— DO THIS —
From the listing below, copy word for word every line starting at the one that includes "Write a component" and ending at the one that includes "YAxis, Cell, LabelList"; the pictures are omitted.

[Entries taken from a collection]
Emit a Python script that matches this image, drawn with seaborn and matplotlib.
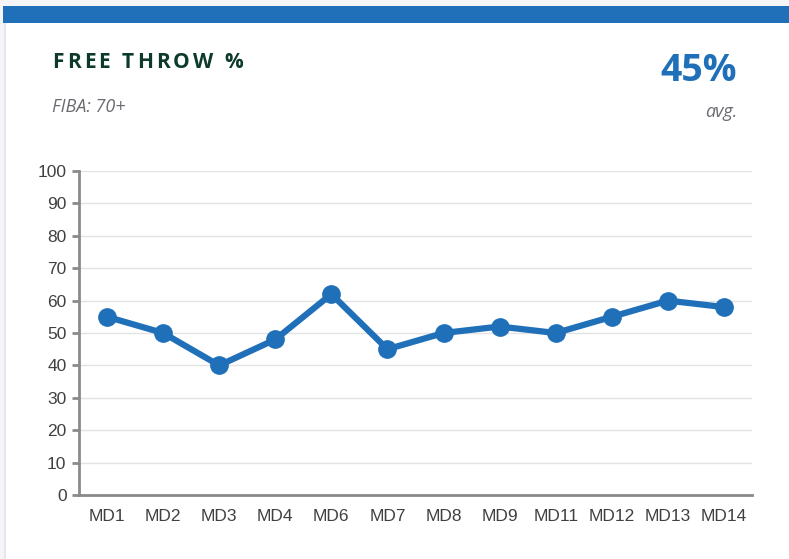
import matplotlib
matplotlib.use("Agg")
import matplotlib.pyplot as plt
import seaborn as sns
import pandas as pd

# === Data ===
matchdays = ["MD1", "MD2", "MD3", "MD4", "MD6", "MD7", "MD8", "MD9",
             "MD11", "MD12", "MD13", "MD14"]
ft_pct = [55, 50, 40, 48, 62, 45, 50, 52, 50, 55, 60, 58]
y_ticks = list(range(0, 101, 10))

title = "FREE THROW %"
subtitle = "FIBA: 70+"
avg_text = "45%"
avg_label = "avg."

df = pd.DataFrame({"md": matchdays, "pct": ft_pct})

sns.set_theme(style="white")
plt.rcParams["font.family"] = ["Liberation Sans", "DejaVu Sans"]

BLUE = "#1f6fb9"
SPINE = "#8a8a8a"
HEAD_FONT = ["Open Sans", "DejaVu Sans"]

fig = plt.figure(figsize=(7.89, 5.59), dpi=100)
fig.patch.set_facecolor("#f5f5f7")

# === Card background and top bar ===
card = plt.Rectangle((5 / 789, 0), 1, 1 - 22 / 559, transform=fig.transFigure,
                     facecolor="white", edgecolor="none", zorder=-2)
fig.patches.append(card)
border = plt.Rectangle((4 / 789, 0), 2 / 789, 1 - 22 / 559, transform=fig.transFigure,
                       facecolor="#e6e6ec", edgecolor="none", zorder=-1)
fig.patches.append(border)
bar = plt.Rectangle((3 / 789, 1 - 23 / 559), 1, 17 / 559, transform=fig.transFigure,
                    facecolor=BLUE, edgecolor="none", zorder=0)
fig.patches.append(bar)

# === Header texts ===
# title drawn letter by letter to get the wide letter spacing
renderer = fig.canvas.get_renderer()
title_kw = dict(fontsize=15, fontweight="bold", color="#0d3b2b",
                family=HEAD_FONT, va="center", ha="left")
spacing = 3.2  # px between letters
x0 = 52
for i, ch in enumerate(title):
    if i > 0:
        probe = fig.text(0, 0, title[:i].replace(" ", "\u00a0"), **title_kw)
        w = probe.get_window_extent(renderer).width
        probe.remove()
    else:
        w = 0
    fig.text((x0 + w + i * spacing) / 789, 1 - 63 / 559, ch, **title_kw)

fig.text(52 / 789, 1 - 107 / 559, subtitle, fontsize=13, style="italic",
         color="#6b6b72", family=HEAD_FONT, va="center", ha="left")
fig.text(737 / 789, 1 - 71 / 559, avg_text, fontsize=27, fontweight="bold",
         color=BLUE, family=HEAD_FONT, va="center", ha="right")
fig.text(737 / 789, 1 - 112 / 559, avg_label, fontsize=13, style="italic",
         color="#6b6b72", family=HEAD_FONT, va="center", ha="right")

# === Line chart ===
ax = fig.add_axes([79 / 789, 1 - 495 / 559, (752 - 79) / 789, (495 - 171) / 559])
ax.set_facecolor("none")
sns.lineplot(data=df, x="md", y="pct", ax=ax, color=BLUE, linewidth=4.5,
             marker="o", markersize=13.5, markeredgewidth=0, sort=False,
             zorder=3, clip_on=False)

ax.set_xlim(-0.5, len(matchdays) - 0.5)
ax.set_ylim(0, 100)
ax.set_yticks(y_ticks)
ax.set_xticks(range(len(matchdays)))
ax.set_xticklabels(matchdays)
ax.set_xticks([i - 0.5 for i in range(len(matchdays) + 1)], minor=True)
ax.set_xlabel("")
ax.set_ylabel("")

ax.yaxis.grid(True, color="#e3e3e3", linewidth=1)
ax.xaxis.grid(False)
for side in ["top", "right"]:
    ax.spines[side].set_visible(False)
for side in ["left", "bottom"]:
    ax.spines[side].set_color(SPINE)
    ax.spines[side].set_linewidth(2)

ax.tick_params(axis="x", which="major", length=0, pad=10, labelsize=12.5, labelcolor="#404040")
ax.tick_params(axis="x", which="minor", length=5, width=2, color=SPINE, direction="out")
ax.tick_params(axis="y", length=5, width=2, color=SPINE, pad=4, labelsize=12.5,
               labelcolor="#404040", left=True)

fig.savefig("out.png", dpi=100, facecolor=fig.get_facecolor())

--

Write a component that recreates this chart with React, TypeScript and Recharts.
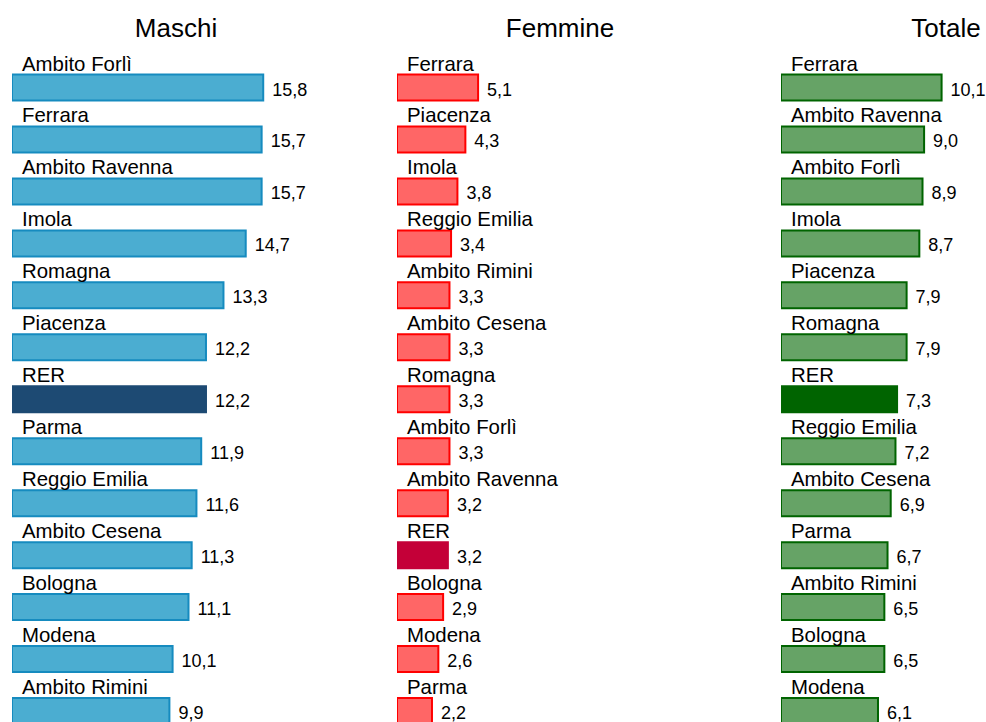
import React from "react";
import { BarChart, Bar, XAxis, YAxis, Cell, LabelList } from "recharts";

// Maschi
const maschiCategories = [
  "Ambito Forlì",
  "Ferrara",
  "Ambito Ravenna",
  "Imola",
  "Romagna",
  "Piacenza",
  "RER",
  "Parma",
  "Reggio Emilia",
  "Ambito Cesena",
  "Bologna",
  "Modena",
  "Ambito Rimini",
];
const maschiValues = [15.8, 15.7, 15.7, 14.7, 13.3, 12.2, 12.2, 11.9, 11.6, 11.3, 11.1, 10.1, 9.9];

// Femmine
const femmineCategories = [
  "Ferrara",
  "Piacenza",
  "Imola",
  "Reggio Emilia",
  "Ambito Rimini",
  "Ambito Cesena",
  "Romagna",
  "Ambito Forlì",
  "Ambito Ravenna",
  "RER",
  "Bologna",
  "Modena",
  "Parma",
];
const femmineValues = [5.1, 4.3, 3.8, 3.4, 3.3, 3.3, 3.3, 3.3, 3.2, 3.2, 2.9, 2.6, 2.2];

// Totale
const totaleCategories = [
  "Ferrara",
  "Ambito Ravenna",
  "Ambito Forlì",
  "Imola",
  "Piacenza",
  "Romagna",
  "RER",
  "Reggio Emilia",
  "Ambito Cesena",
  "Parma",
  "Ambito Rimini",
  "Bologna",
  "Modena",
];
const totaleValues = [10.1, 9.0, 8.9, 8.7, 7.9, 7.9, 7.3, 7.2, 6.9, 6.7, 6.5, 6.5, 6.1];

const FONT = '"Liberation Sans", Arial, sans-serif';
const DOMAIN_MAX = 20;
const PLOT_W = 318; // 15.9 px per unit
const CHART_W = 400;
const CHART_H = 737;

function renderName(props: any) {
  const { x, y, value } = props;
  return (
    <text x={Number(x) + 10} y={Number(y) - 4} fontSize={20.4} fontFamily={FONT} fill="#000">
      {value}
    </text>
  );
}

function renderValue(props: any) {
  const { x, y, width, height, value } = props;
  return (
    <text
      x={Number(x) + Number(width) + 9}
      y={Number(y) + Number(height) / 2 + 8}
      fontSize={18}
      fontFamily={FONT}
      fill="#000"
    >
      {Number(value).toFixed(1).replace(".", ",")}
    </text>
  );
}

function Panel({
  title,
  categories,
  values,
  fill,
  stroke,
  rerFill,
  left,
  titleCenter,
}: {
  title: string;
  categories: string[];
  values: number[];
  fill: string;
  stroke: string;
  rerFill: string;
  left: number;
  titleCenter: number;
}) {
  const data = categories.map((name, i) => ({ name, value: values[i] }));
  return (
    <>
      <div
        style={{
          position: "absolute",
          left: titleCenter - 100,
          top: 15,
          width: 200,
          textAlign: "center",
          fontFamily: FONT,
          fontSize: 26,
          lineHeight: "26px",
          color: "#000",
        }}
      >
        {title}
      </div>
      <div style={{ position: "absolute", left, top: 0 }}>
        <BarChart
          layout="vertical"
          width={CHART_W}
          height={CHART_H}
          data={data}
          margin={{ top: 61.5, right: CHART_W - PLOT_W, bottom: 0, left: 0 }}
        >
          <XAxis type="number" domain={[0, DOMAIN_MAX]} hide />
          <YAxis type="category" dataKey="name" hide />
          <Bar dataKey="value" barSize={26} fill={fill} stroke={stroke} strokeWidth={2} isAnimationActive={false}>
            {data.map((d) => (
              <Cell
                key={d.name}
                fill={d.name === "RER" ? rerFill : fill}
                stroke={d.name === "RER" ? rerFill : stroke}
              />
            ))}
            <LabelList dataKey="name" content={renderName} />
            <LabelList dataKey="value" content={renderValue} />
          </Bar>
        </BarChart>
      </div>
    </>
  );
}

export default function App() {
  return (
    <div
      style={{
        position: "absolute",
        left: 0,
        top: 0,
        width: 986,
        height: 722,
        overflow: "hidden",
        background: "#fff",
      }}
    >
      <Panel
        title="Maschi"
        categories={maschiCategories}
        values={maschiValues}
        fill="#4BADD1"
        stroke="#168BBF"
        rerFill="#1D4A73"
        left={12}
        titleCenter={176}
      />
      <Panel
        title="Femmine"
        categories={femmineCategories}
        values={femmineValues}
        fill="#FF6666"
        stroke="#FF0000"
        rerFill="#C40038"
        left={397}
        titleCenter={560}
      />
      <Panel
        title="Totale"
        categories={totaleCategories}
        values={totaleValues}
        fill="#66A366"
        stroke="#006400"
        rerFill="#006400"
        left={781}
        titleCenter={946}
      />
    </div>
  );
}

— TASK RESULT —
Write a component that recreates this chart with React, TypeScript and Recharts.
import React from "react";
import { BarChart, Bar, XAxis, YAxis, Cell, LabelList } from "recharts";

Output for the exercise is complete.